===== Information supplied

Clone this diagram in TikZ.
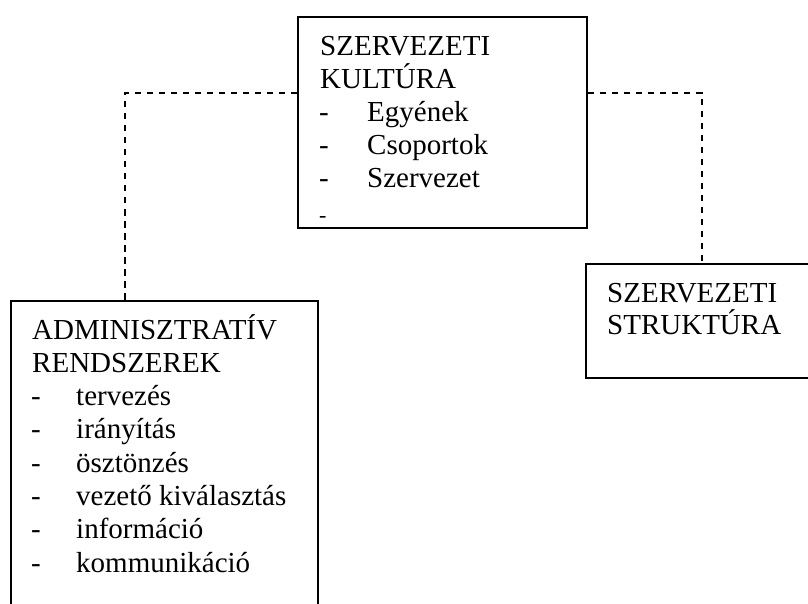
\documentclass[tikz,border=0pt]{standalone}
\usepackage{fontspec}
\setmainfont{Liberation Serif}
\usetikzlibrary{calc}
\begin{document}
\begin{tikzpicture}[x=1pt,y=-1pt,
  box/.style={draw, line width=1.8pt, rectangle, inner sep=0pt, anchor=north west},
  conn/.style={draw, line width=1.5pt, dash pattern=on 6.5pt off 5.5pt},
  txt/.style={anchor=base west, inner sep=0pt, font=\fontsize{29}{33}\selectfont}]
\useasboundingbox (0,0) rectangle (808,604);
\clip (0,0) rectangle (808,604);
% boxes
\node[box, minimum width=289pt, minimum height=211pt] (cult) at (297,16) {};
\node[box, minimum width=307pt, minimum height=340pt] (adm) at (10,300) {};
\node[box, minimum width=232pt, minimum height=114pt] (struk) at (585,263) {};
% connectors
\coordinate (cl) at ($(cult.north west)+(0,77)$);
\coordinate (al) at ($(adm.north west)+(115,0)$);
\coordinate (cr) at ($(cult.north east)+(0,77)$);
\draw[conn] (cl) -| (al);
\draw[conn] (cr) -| (struk.north);
% top box text
\node[txt] (c0) at (320,56) {SZERVEZETI};
\node[txt] (c1) at (320,89) {KULTÚRA};
\foreach [count=\k from 2] \t in {Egyének, Csoportok, Szervezet} {
  \node[txt] (cd\k) at (319,56+33*\k) {-};
  \node[txt] (ct\k) at (367,56+33*\k) {\t};
}
\node[txt, font=\fontsize{22}{22}\selectfont] (cd5) at (319,222.5) {-};
% left box text
\node[txt] (a0) at (32,339) {ADMINISZTRATÍV};
\node[txt] (a1) at (32,372.3) {RENDSZEREK};
\foreach [count=\k from 2] \t in {tervezés, irányítás, ösztönzés, vezető kiválasztás, információ, kommunikáció} {
  \node[txt] (ad\k) at (31,339+33.3*\k) {-};
  \node[txt] (at\k) at (76,339+33.3*\k) {\t};
}
% right box text
\node[txt] (s0) at (607,302) {SZERVEZETI};
\node[txt] (s1) at (607,334) {STRUKTÚRA};
\end{tikzpicture}
\end{document}
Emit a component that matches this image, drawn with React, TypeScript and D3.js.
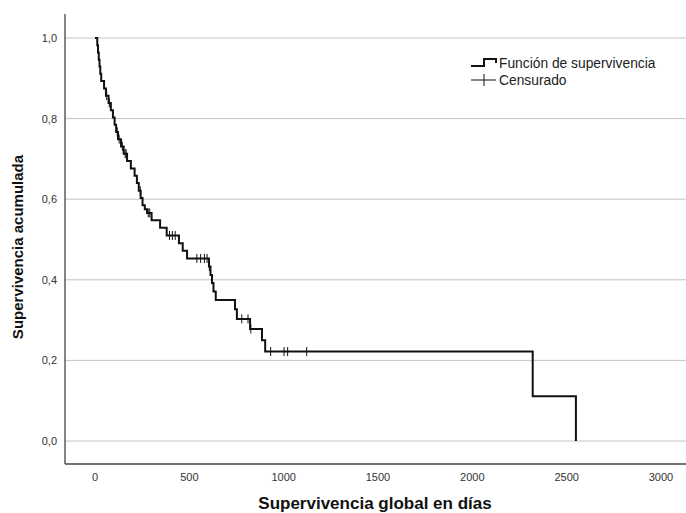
import React from "react";
import * as d3 from "d3";

const eventTimes = [0, 12, 16, 20, 24, 28, 33, 48, 58, 72, 84, 95, 104, 112, 122, 138, 152, 170, 190, 210, 222, 232, 242, 252, 264, 276, 300, 345, 380, 445, 465, 488, 604, 612, 620, 628, 640, 742, 752, 822, 885, 902, 2320, 2549];
const survival = [1, 0.982, 0.964, 0.946, 0.929, 0.911, 0.893, 0.875, 0.857, 0.839, 0.821, 0.803, 0.785, 0.767, 0.749, 0.731, 0.713, 0.695, 0.676, 0.658, 0.64, 0.621, 0.603, 0.585, 0.575, 0.566, 0.548, 0.529, 0.51, 0.491, 0.472, 0.453, 0.433, 0.412, 0.392, 0.371, 0.35, 0.327, 0.303, 0.278, 0.25, 0.222, 0.111, 0];
const censoredTimes = [62, 76, 118, 128, 145, 160, 165, 240, 282, 290, 395, 410, 425, 540, 560, 580, 594, 606, 778, 811, 826, 931, 1002, 1021, 1122];
const xTicks = [0, 500, 1000, 1500, 2000, 2500, 3000];
const yTicks = [0, 0.2, 0.4, 0.6, 0.8, 1.0];

const W = 686, H = 513;
const FONT = "'Liberation Sans', Arial, sans-serif";

function survAt(t: number): number {
  let s = 1;
  for (let i = 0; i < eventTimes.length; i++) {
    if (eventTimes[i] <= t) s = survival[i];
  }
  return s;
}

export default function App() {
  const x = d3.scaleLinear().domain([0, 3000]).range([95, 661]);
  const y = d3.scaleLinear().domain([0, 1]).range([441, 38]);
  const pts: [number, number][] = eventTimes.map((t, i) => [t, survival[i]]);
  const line = d3
    .line<[number, number]>()
    .x((d) => x(d[0]))
    .y((d) => y(d[1]))
    .curve(d3.curveStepAfter);
  const axisLeft = 65, axisTop = 14, axisBottom = 464;
  const fmt = (v: number) => v.toFixed(1).replace(".", ",");
  return (
    <svg width={W} height={H} style={{ position: "absolute", left: 0, top: 0, background: "#fff" }}>
      <rect x={0} y={0} width={W} height={H} fill="#fff" />
      {yTicks.map((v) => (
        <line key={"g" + v} x1={axisLeft} x2={W} y1={y(v)} y2={y(v)} stroke="#c4c4c4" strokeWidth={1} />
      ))}
      <line x1={axisLeft} x2={axisLeft} y1={axisTop} y2={axisBottom} stroke="#444" strokeWidth={1.3} />
      <line x1={axisLeft} x2={W} y1={axisBottom} y2={axisBottom} stroke="#444" strokeWidth={1.3} />
      {yTicks.map((v) => (
        <text key={"yt" + v} x={57} y={y(v) + 4} textAnchor="end" fontFamily={FONT} fontSize={11} fill="#333">
          {fmt(v)}
        </text>
      ))}
      {xTicks.map((v) => (
        <text key={"xt" + v} x={x(v)} y={481} textAnchor="middle" fontFamily={FONT} fontSize={11} fill="#333">
          {v}
        </text>
      ))}
      <path d={line(pts) || ""} fill="none" stroke="#111" strokeWidth={2} />
      {censoredTimes.map((t, i) => (
        <line key={"c" + i} x1={x(t)} x2={x(t)} y1={y(survAt(t)) - 4.5} y2={y(survAt(t)) + 4.5} stroke="#111" strokeWidth={1} />
      ))}
      {/* legend */}
      <path d="M471,66 H484 V59 H496 V63" fill="none" stroke="#111" strokeWidth={2} />
      <text x={499} y={68} fontFamily={FONT} fontSize={13.8} fill="#222">Función de supervivencia</text>
      <line x1={471} x2={496} y1={80} y2={80} stroke="#111" strokeWidth={1} />
      <line x1={484} x2={484} y1={74} y2={86} stroke="#111" strokeWidth={1} />
      <text x={499} y={84.5} fontFamily={FONT} fontSize={13.8} fill="#222">Censurado</text>
      <text x={375} y={508.5} textAnchor="middle" fontFamily={FONT} fontSize={17} fontWeight="bold" fill="#111">
        Supervivencia global en días
      </text>
      <text transform="translate(23,247) rotate(-90)" textAnchor="middle" fontFamily={FONT} fontSize={15} fontWeight="bold" fill="#111">
        Supervivencia acumulada
      </text>
    </svg>
  );
}
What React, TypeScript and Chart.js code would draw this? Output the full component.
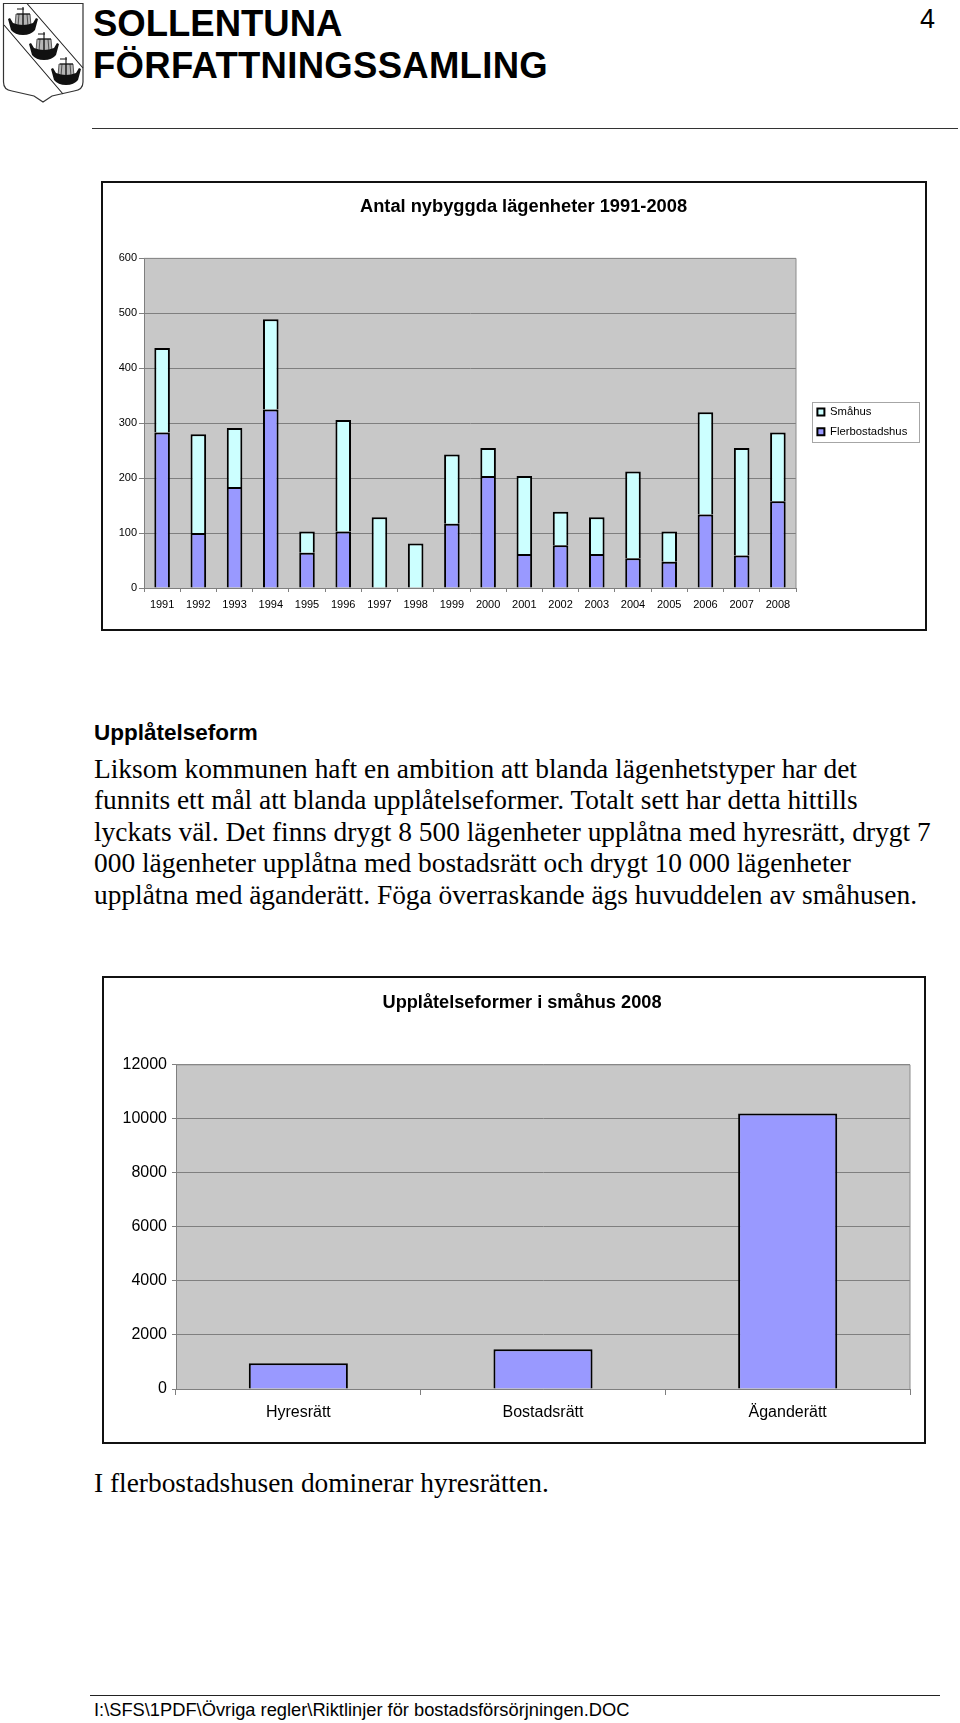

==========

Directions :: Images should not appear in the copy; retype the listing above exactly.

Expected answer ::
Clone this diagram in TikZ.
\documentclass[tikz,border=0pt]{standalone}
\usepackage{fontspec}
\setmainfont{Liberation Serif}
\usetikzlibrary{calc}
\begin{document}
\begin{tikzpicture}[x=1pt,y=-1pt,
  box/.style={draw, line width=1.8pt, rectangle, inner sep=0pt, anchor=north west},
  conn/.style={draw, line width=1.5pt, dash pattern=on 6.5pt off 5.5pt},
  txt/.style={anchor=base west, inner sep=0pt, font=\fontsize{29}{33}\selectfont}]
\useasboundingbox (0,0) rectangle (808,604);
\clip (0,0) rectangle (808,604);
% boxes
\node[box, minimum width=289pt, minimum height=211pt] (cult) at (297,16) {};
\node[box, minimum width=307pt, minimum height=340pt] (adm) at (10,300) {};
\node[box, minimum width=232pt, minimum height=114pt] (struk) at (585,263) {};
% connectors
\coordinate (cl) at ($(cult.north west)+(0,77)$);
\coordinate (al) at ($(adm.north west)+(115,0)$);
\coordinate (cr) at ($(cult.north east)+(0,77)$);
\draw[conn] (cl) -| (al);
\draw[conn] (cr) -| (struk.north);
% top box text
\node[txt] (c0) at (320,56) {SZERVEZETI};
\node[txt] (c1) at (320,89) {KULTÚRA};
\foreach [count=\k from 2] \t in {Egyének, Csoportok, Szervezet} {
  \node[txt] (cd\k) at (319,56+33*\k) {-};
  \node[txt] (ct\k) at (367,56+33*\k) {\t};
}
\node[txt, font=\fontsize{22}{22}\selectfont] (cd5) at (319,222.5) {-};
% left box text
\node[txt] (a0) at (32,339) {ADMINISZTRATÍV};
\node[txt] (a1) at (32,372.3) {RENDSZEREK};
\foreach [count=\k from 2] \t in {tervezés, irányítás, ösztönzés, vezető kiválasztás, információ, kommunikáció} {
  \node[txt] (ad\k) at (31,339+33.3*\k) {-};
  \node[txt] (at\k) at (76,339+33.3*\k) {\t};
}
% right box text
\node[txt] (s0) at (607,302) {SZERVEZETI};
\node[txt] (s1) at (607,334) {STRUKTÚRA};
\end{tikzpicture}
\end{document}
Emit a component that matches this image, drawn with React, TypeScript and D3.js.
import React from "react";
import * as d3 from "d3";

const eventTimes = [0, 12, 16, 20, 24, 28, 33, 48, 58, 72, 84, 95, 104, 112, 122, 138, 152, 170, 190, 210, 222, 232, 242, 252, 264, 276, 300, 345, 380, 445, 465, 488, 604, 612, 620, 628, 640, 742, 752, 822, 885, 902, 2320, 2549];
const survival = [1, 0.982, 0.964, 0.946, 0.929, 0.911, 0.893, 0.875, 0.857, 0.839, 0.821, 0.803, 0.785, 0.767, 0.749, 0.731, 0.713, 0.695, 0.676, 0.658, 0.64, 0.621, 0.603, 0.585, 0.575, 0.566, 0.548, 0.529, 0.51, 0.491, 0.472, 0.453, 0.433, 0.412, 0.392, 0.371, 0.35, 0.327, 0.303, 0.278, 0.25, 0.222, 0.111, 0];
const censoredTimes = [62, 76, 118, 128, 145, 160, 165, 240, 282, 290, 395, 410, 425, 540, 560, 580, 594, 606, 778, 811, 826, 931, 1002, 1021, 1122];
const xTicks = [0, 500, 1000, 1500, 2000, 2500, 3000];
const yTicks = [0, 0.2, 0.4, 0.6, 0.8, 1.0];

const W = 686, H = 513;
const FONT = "'Liberation Sans', Arial, sans-serif";

function survAt(t: number): number {
  let s = 1;
  for (let i = 0; i < eventTimes.length; i++) {
    if (eventTimes[i] <= t) s = survival[i];
  }
  return s;
}

export default function App() {
  const x = d3.scaleLinear().domain([0, 3000]).range([95, 661]);
  const y = d3.scaleLinear().domain([0, 1]).range([441, 38]);
  const pts: [number, number][] = eventTimes.map((t, i) => [t, survival[i]]);
  const line = d3
    .line<[number, number]>()
    .x((d) => x(d[0]))
    .y((d) => y(d[1]))
    .curve(d3.curveStepAfter);
  const axisLeft = 65, axisTop = 14, axisBottom = 464;
  const fmt = (v: number) => v.toFixed(1).replace(".", ",");
  return (
    <svg width={W} height={H} style={{ position: "absolute", left: 0, top: 0, background: "#fff" }}>
      <rect x={0} y={0} width={W} height={H} fill="#fff" />
      {yTicks.map((v) => (
        <line key={"g" + v} x1={axisLeft} x2={W} y1={y(v)} y2={y(v)} stroke="#c4c4c4" strokeWidth={1} />
      ))}
      <line x1={axisLeft} x2={axisLeft} y1={axisTop} y2={axisBottom} stroke="#444" strokeWidth={1.3} />
      <line x1={axisLeft} x2={W} y1={axisBottom} y2={axisBottom} stroke="#444" strokeWidth={1.3} />
      {yTicks.map((v) => (
        <text key={"yt" + v} x={57} y={y(v) + 4} textAnchor="end" fontFamily={FONT} fontSize={11} fill="#333">
          {fmt(v)}
        </text>
      ))}
      {xTicks.map((v) => (
        <text key={"xt" + v} x={x(v)} y={481} textAnchor="middle" fontFamily={FONT} fontSize={11} fill="#333">
          {v}
        </text>
      ))}
      <path d={line(pts) || ""} fill="none" stroke="#111" strokeWidth={2} />
      {censoredTimes.map((t, i) => (
        <line key={"c" + i} x1={x(t)} x2={x(t)} y1={y(survAt(t)) - 4.5} y2={y(survAt(t)) + 4.5} stroke="#111" strokeWidth={1} />
      ))}
      {/* legend */}
      <path d="M471,66 H484 V59 H496 V63" fill="none" stroke="#111" strokeWidth={2} />
      <text x={499} y={68} fontFamily={FONT} fontSize={13.8} fill="#222">Función de supervivencia</text>
      <line x1={471} x2={496} y1={80} y2={80} stroke="#111" strokeWidth={1} />
      <line x1={484} x2={484} y1={74} y2={86} stroke="#111" strokeWidth={1} />
      <text x={499} y={84.5} fontFamily={FONT} fontSize={13.8} fill="#222">Censurado</text>
      <text x={375} y={508.5} textAnchor="middle" fontFamily={FONT} fontSize={17} fontWeight="bold" fill="#111">
        Supervivencia global en días
      </text>
      <text transform="translate(23,247) rotate(-90)" textAnchor="middle" fontFamily={FONT} fontSize={15} fontWeight="bold" fill="#111">
        Supervivencia acumulada
      </text>
    </svg>
  );
}
What React, TypeScript and Chart.js code would draw this? Output the full component.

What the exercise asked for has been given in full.